• [AIM OF THE TASK] Reproduce the lines below exactly, from the one containing "Write the TikZ code for this diagram." through the one containing "cap=round, line join=round]", both included. Leave out any pictures.
═══ STORED DATA
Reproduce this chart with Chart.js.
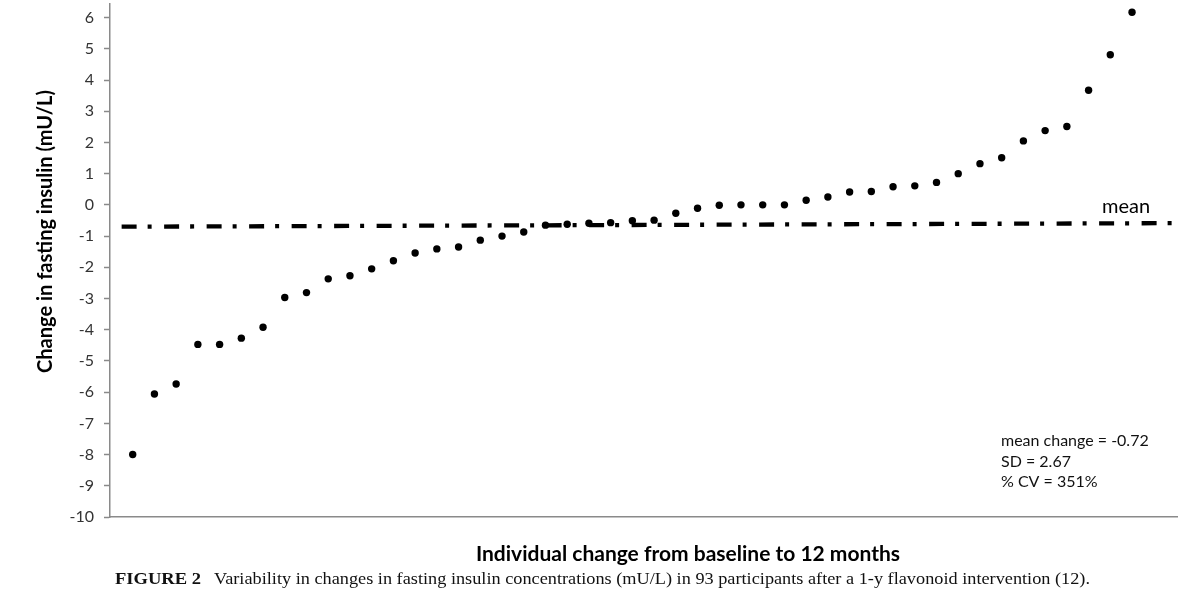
<!DOCTYPE html>
<html>
<head>
<meta charset="utf-8">
<script src="https://cdn.jsdelivr.net/npm/chart.js@4/dist/chart.umd.min.js"></script>
<style>
  html, body { margin: 0; padding: 0; background: #ffffff; }
  #wrap { width: 1200px; height: 600px; }
</style>
</head>
<body>
<div id="wrap"><canvas id="c" width="1200" height="600"></canvas></div>
<script>
// ---- data ----
const participantRank = [1,2,3,4,5,6,7,8,9,10,11,12,13,14,15,16,17,18,19,20,21,22,23,24,25,26,27,28,29,30,31,32,33,34,35,36,37,38,39,40,41,42,43,44,45,46,47];
const insulinChange = [-8.0, -6.06, -5.74, -4.47, -4.47, -4.27, -3.92, -2.97, -2.81, -2.37,
  -2.27, -2.05, -1.79, -1.54, -1.41, -1.35, -1.13, -1.0, -0.87, -0.65,
  -0.62, -0.59, -0.57, -0.51, -0.49, -0.27, -0.11, -0.01, 0.0, 0.0,
  0.0, 0.15, 0.25, 0.41, 0.43, 0.58, 0.61, 0.72, 1.0, 1.32,
  1.51, 2.05, 2.38, 2.51, 3.67, 4.81, 6.17];
const meanLineX = [0.49, 49.35];
const meanLineY = [-0.70, -0.585];
const yTickMin = -10;
const yTickMax = 6;
const yTitle = "Change in fasting insulin (mU/L)";
const xTitle = "Individual change from baseline to 12 months";
const meanLabel = "mean";
const statsLines = ["mean change = -0.72", "SD = 2.67", "% CV = 351%"];
const captionLead = "FIGURE 2";
const captionText = "Variability in changes in fasting insulin concentrations (mU/L) in 93 participants after a 1-y flavonoid intervention (12).";

const pointData = participantRank.map((r, i) => ({ x: r, y: insulinChange[i] }));
const meanData = meanLineX.map((x, i) => ({ x: x, y: meanLineY[i] }));

function fitText(ctx, text, x, y, width) {
  const w = ctx.measureText(text).width;
  ctx.save();
  ctx.translate(x, y);
  ctx.scale(width / w, 1);
  ctx.fillText(text, 0, 0);
  ctx.restore();
}

const textPlugin = {
  id: 'texts',
  afterDraw(chart) {
    const ctx = chart.ctx;
    ctx.save();
    ctx.fillStyle = '#000';
    // y title (rotated)
    ctx.save();
    ctx.translate(46, 231.5);
    ctx.rotate(-Math.PI / 2);
    ctx.font = 'bold 20px Lato';
    ctx.textAlign = 'center';
    ctx.textBaseline = 'middle';
    ctx.fillText(yTitle, 0, 0, 303);
    ctx.restore();
    // x title
    ctx.font = 'bold 21px Lato';
    ctx.textAlign = 'center';
    ctx.textBaseline = 'alphabetic';
    ctx.fillText(xTitle, 688, 561, 438);
    // mean label
    ctx.font = '20px Lato';
    ctx.textAlign = 'left';
    ctx.textBaseline = 'alphabetic';
    ctx.fillText(meanLabel, 1102, 213, 51);
    // stats
    ctx.font = '16px Lato';
    ctx.fillStyle = '#111';
    const sy = [446, 467, 487];
    statsLines.forEach((t, i) => ctx.fillText(t, 1001, sy[i]));
    // caption
    ctx.fillStyle = '#111';
    ctx.font = 'bold 17px "Liberation Serif"';
    fitText(ctx, captionLead, 115, 584, 86);
    ctx.font = '17px "Liberation Serif"';
    fitText(ctx, captionText, 214, 584, 876);
    ctx.restore();
  }
};

function build() {
  new Chart(document.getElementById('c'), {
    type: 'scatter',
    data: {
      datasets: [
        {
          label: 'change',
          data: pointData,
          pointRadius: 3.7,
          pointHoverRadius: 3.7,
          pointBackgroundColor: '#000',
          pointBorderWidth: 0,
          borderWidth: 0,
          showLine: false
        },
        {
          type: 'line',
          label: 'mean',
          data: meanData,
          borderColor: '#000',
          borderWidth: 4.3,
          borderDash: [15, 11, 4, 12.5],
          borderCapStyle: 'butt',
          pointRadius: 0,
          fill: false,
          clip: false
        }
      ]
    },
    options: {
      responsive: false,
      animation: false,
      events: [],
      layout: { padding: { left: 0, right: 23, top: 0, bottom: 83 } },
      plugins: { legend: { display: false }, tooltip: { enabled: false }, title: { display: false } },
      scales: {
        x: {
          type: 'linear',
          min: -0.045,
          max: 49.07,
          grid: { display: false, drawTicks: false },
          ticks: { display: false },
          border: { display: true, color: '#8a8a8a', width: 1.5 },
          afterFit(scale) { scale.height = 0; scale.paddingLeft = 0; scale.paddingRight = 0; }
        },
        y: {
          type: 'linear',
          min: -10,
          max: 6.445,
          ticks: {
            stepSize: 1,
            includeBounds: false,
            font: { family: 'Lato', size: 16 },
            color: '#333',
            padding: 10,
            callback: (v) => (v >= yTickMin && v <= yTickMax) ? String(v) : ''
          },
          grid: { drawOnChartArea: false, drawTicks: true, tickLength: 6, tickColor: '#8a8a8a', tickWidth: 1.5 },
          border: { display: true, color: '#8a8a8a', width: 1.5 },
          afterFit(scale) { scale.width = 110; scale.paddingTop = 0; scale.paddingBottom = 0; }
        }
      }
    },
    plugins: [textPlugin]
  });
}

const fontsToLoad = ['16px Lato', 'bold 20px Lato', '17px "Liberation Serif"', 'bold 17px "Liberation Serif"'];
if (document.fonts && document.fonts.load) {
  Promise.all(fontsToLoad.map(f => document.fonts.load(f))).then(build, build);
} else {
  build();
}
</script>
</body>
</html>
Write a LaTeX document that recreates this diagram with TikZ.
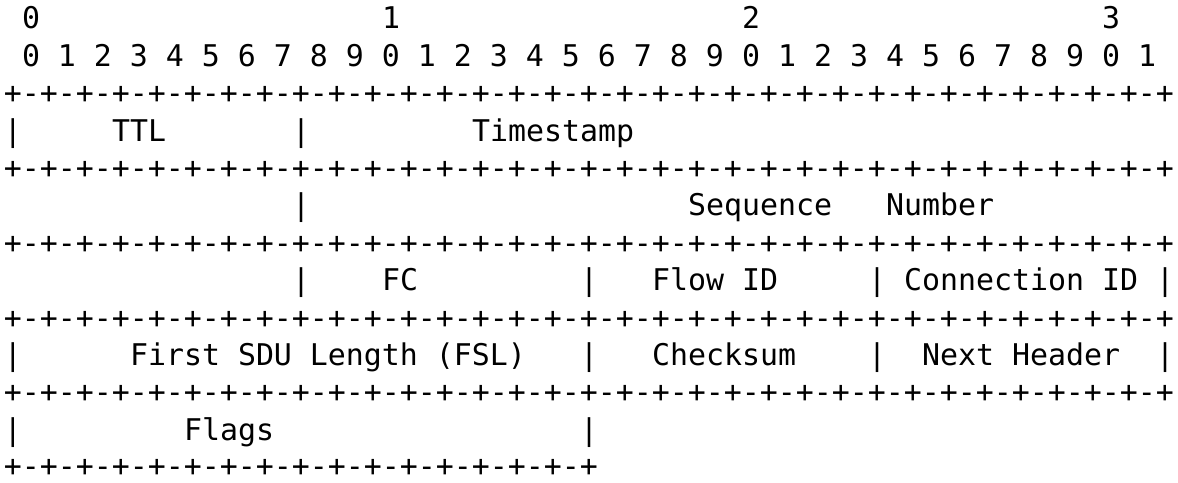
\documentclass[tikz,border=0pt]{standalone}
\usepackage{fontspec}
\newfontfamily\dmono{DejaVu Sans Mono}
\begin{document}
\begin{tikzpicture}[x=1pt,y=1pt,
  txt/.style={anchor=base west,inner sep=0pt,outer sep=0pt,
    font=\dmono\fontsize{29.9pt}{36pt}\selectfont}]
\useasboundingbox (0,0) rectangle (1178,482);
% column c -> x = 4 + 18 c ; line k -> baseline y = 453 - (k-1)*37.4
\def\rule{+-+-+-+-+-+-+-+-+-+-+-+-+-+-+-+-+-+-+-+-+-+-+-+-+-+-+-+-+-+-+-+-+}
% line 1
\node[txt] (n0) at ({4+18*1},453.0) {0};
\node[txt] (n1) at ({4+18*21},453.0) {1};
\node[txt] (n2) at ({4+18*41},453.0) {2};
\node[txt] (n3) at ({4+18*61},453.0) {3};
% line 2
\node[txt] (bits) at ({4+18*1},415.6) {0 1 2 3 4 5 6 7 8 9 0 1 2 3 4 5 6 7 8 9 0 1 2 3 4 5 6 7 8 9 0 1};
% separator lines
\foreach \yy/\nm in {378.2/sepA,303.4/sepB,228.6/sepC,153.8/sepD,79.0/sepE}
  \node[txt] (\nm) at (4,\yy) {\rule};
\node[txt,text depth=0pt] (sepF) at (4,5.2) {+-+-+-+-+-+-+-+-+-+-+-+-+-+-+-+-+};
% line 4
\node[txt] (b4a) at ({4+18*0},340.8) {|};
\node[txt] (ttl) at ({4+18*6},340.8) {TTL};
\node[txt] (b4b) at ({4+18*16},340.8) {|};
\node[txt] (ts) at ({4+18*26},340.8) {Timestamp};
% line 6
\node[txt] (b6a) at ({4+18*16},266.0) {|};
\node[txt] (seq) at ({4+18*38},266.0) {Sequence};
\node[txt] (num) at ({4+18*49},266.0) {Number};
% line 8
\node[txt] (b8a) at ({4+18*16},191.2) {|};
\node[txt] (fc) at ({4+18*21},191.2) {FC};
\node[txt] (b8b) at ({4+18*32},191.2) {|};
\node[txt] (flow) at ({4+18*36},191.2) {Flow ID};
\node[txt] (b8c) at ({4+18*48},191.2) {|};
\node[txt] (conn) at ({4+18*50},191.2) {Connection ID};
\node[txt] (b8d) at ({4+18*64},191.2) {|};
% line 10
\node[txt] (b10a) at ({4+18*0},116.4) {|};
\node[txt] (fsl) at ({4+18*7},116.4) {First SDU Length (FSL)};
\node[txt] (b10b) at ({4+18*32},116.4) {|};
\node[txt] (chk) at ({4+18*36},116.4) {Checksum};
\node[txt] (b10c) at ({4+18*48},116.4) {|};
\node[txt] (nh) at ({4+18*51},116.4) {Next Header};
\node[txt] (b10d) at ({4+18*64},116.4) {|};
% line 12
\node[txt] (b12a) at ({4+18*0},41.6) {|};
\node[txt] (flags) at ({4+18*10},41.6) {Flags};
\node[txt] (b12b) at ({4+18*32},41.6) {|};
\end{tikzpicture}
\end{document}
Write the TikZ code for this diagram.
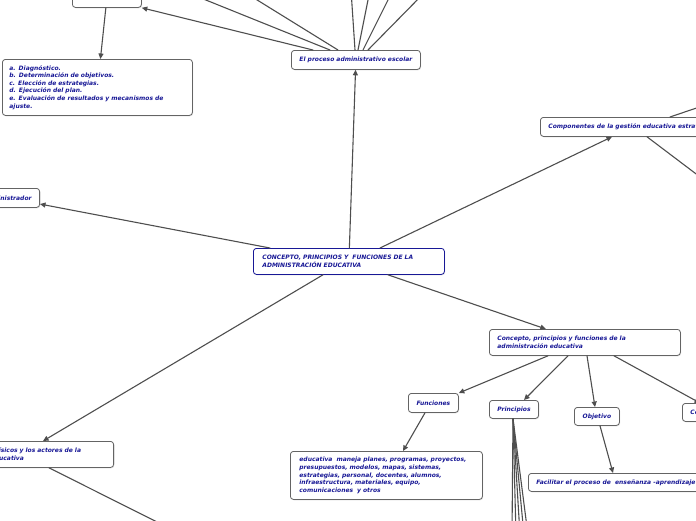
\documentclass[tikz,border=0pt]{standalone}
\usepackage{fontspec}
\setmainfont{DejaVu Sans}
\usepackage{xcolor}
\usetikzlibrary{arrows.meta,shadows}

\definecolor{mapblue}{RGB}{24,24,150}
\definecolor{mapline}{RGB}{78,78,78}
\definecolor{mapedge}{RGB}{100,100,100}

\tikzset{
  topic/.style={draw=mapedge, line width=0.8pt, rounded corners=3pt, fill=white,
    drop shadow={opacity=0.25, shadow xshift=0.7pt, shadow yshift=-0.9pt},
    text=mapblue, font=\fontsize{6}{7.6}\selectfont\bfseries\itshape,
    inner xsep=8pt, inner ysep=2pt, minimum height=19pt, anchor=north west},
  link/.style={draw=mapline, line width=1.1pt, -{Triangle[length=5.5pt,width=5pt]}},
}

\begin{document}
\begin{tikzpicture}[x=1pt, y=-1pt, line cap=round, line join=round]

% ---------------------------------------------------------
% Frame
% ---------------------------------------------------------
\useasboundingbox (0,0) rectangle (696,520);
\clip (0,0) rectangle (696,520);

% ---------------------------------------------------------
% Off-frame ends
% ---------------------------------------------------------
\coordinate (up1) at (181,-10);
\coordinate (up2) at (241,-10);
\coordinate (up3) at (351,-10);
\coordinate (up4) at (370,-10);
\coordinate (up5) at (393,-10);
\coordinate (up6) at (427,-10);
\coordinate (rt1) at (720,100);
\coordinate (rt2) at (720,192);
\coordinate (dn1) at (512,535);
\coordinate (dn2) at (516,535);
\coordinate (dn3) at (520,535);
\coordinate (dn4) at (524,535);
\coordinate (dn5) at (528,535);
\coordinate (bl1) at (175,531);

% ---------------------------------------------------------
% Topics
% ---------------------------------------------------------
\node[topic, minimum width=69pt] (plan) at (72,-12) {};
\node[topic, text width=176pt, inner xsep=7pt, minimum height=56pt, align=left] (etapas) at (2,59)
  {a. Diagnóstico.\\b. Determinación de objetivos.\\c. Elección de estrategias.\\d. Ejecución del plan.\\e. Evaluación de resultados y mecanismos de\\ajuste.};
\node[topic, minimum width=129pt] (proceso) at (291,50) {El proceso administrativo escolar};
\node[topic, anchor=north east] (admin) at (40,188) {administrador};
\node[topic] (compon) at (540,117) {Componentes de la gestión educativa estratégica};
\node[topic, draw=mapblue, text width=173pt, inner xsep=9pt, minimum height=26pt, align=left] (central) at (253,248)
  {CONCEPTO, PRINCIPIOS Y\ \ FUNCIONES DE LA\\ADMINISTRACIÓN EDUCATIVA};
\node[topic, text width=175pt, inner xsep=8pt, minimum height=26pt, align=left] (concepto) at (489,329)
  {Concepto, principios y funciones de la\\administración educativa};
\node[topic, minimum width=50pt] (funciones) at (408,393) {Funciones};
\node[topic, minimum width=49pt, minimum height=18pt] (principios) at (489,400) {Principios};
\node[topic, minimum width=45pt, minimum height=18pt] (objetivo) at (574,407) {Objetivo};
\node[topic, minimum height=18pt] (concepto2) at (682,403) {Concepto};
\node[topic, minimum height=18pt] (facilitar) at (528,473) {Facilitar el proceso de\ \ enseñanza -aprendizaje};
\node[topic, text width=174pt, inner xsep=9pt, minimum height=48pt, align=left] (maneja) at (290,451)
  {educativa\ \ maneja planes, programas, proyectos,\\presupuestos, modelos, mapas, sistemas,\\estrategias, personal, docentes, alumnos,\\infraestructura, materiales, equipo,\\comunicaciones\ \ y otros};
\node[topic, anchor=north east, text width=153pt, inner xsep=9pt, minimum height=26pt, align=left] (actores) at (114,441)
  {Los recursos físicos y los actores de la\\comunidad educativa};

% ---------------------------------------------------------
% Connectors
% ---------------------------------------------------------
\draw[link] (central) -- (proceso);
\draw[link] ([xshift=17pt]central.north west) -- (admin);
\draw[link] ([xshift=127pt]central.north west) -- ([xshift=72pt]compon.south west);
\draw[link] (central) -- (concepto);
\draw[link] ([xshift=70pt]central.south west) -- ([xshift=-71pt]actores.north east);

\draw[link] ([xshift=22pt]proceso.north west) -- (plan.south east);
\draw[link] (plan) -- (etapas);
\foreach \s/\t in {39/up1,47/up2,64/up3,67/up4,72/up5,77/up6}
  \draw[link] ([xshift=\s pt]proceso.north west) -- (\t);

\draw[link] ([xshift=130pt]compon.north west) -- (rt1);
\draw[link] ([xshift=107pt]compon.south west) -- (rt2);

\draw[link] ([xshift=59pt]concepto.south west) -- (funciones.north east);
\draw[link] ([xshift=79pt]concepto.south west) -- ([xshift=35pt]principios.north west);
\draw[link] ([xshift=98pt]concepto.south west) -- ([xshift=21pt]objetivo.north west);
\draw[link] ([xshift=125pt]concepto.south west) -- ([xshift=18pt]concepto2.north west);
\draw[link] ([xshift=17pt]funciones.south west) -- ([xshift=113pt]maneja.north west);
\draw[link] ([xshift=26pt]objetivo.south west) -- ([xshift=85pt]facilitar.north west);
\foreach \t in {dn1,dn2,dn3,dn4,dn5}
  \draw[link] ([xshift=24pt]principios.south west) -- (\t);
\draw[link] ([xshift=-65pt]actores.south east) -- (bl1);

\end{tikzpicture}
\end{document}
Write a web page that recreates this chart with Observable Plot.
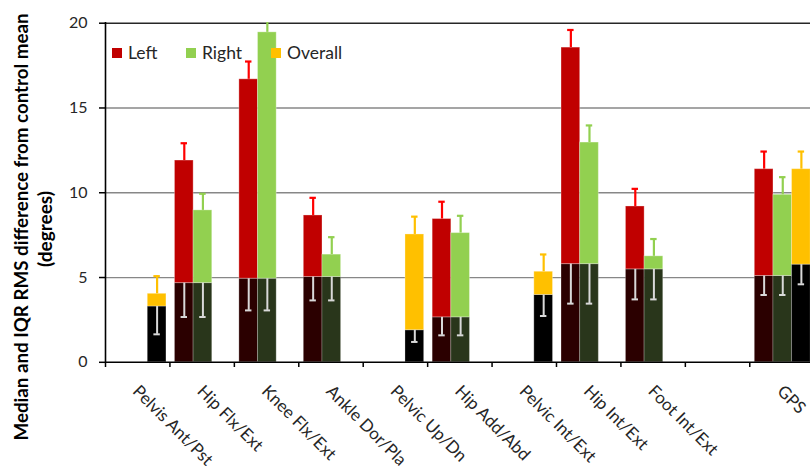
══════
• [RESULT FOR THIS EXERCISE]
Write the TikZ code for this diagram.
\documentclass[tikz,border=0pt]{standalone}
\usepackage{fontspec}
\setmainfont{DejaVu Sans}
\usepackage{xcolor}
\usetikzlibrary{arrows.meta,shadows}

\definecolor{mapblue}{RGB}{24,24,150}
\definecolor{mapline}{RGB}{78,78,78}
\definecolor{mapedge}{RGB}{100,100,100}

\tikzset{
  topic/.style={draw=mapedge, line width=0.8pt, rounded corners=3pt, fill=white,
    drop shadow={opacity=0.25, shadow xshift=0.7pt, shadow yshift=-0.9pt},
    text=mapblue, font=\fontsize{6}{7.6}\selectfont\bfseries\itshape,
    inner xsep=8pt, inner ysep=2pt, minimum height=19pt, anchor=north west},
  link/.style={draw=mapline, line width=1.1pt, -{Triangle[length=5.5pt,width=5pt]}},
}

\begin{document}
\begin{tikzpicture}[x=1pt, y=-1pt, line cap=round, line join=round]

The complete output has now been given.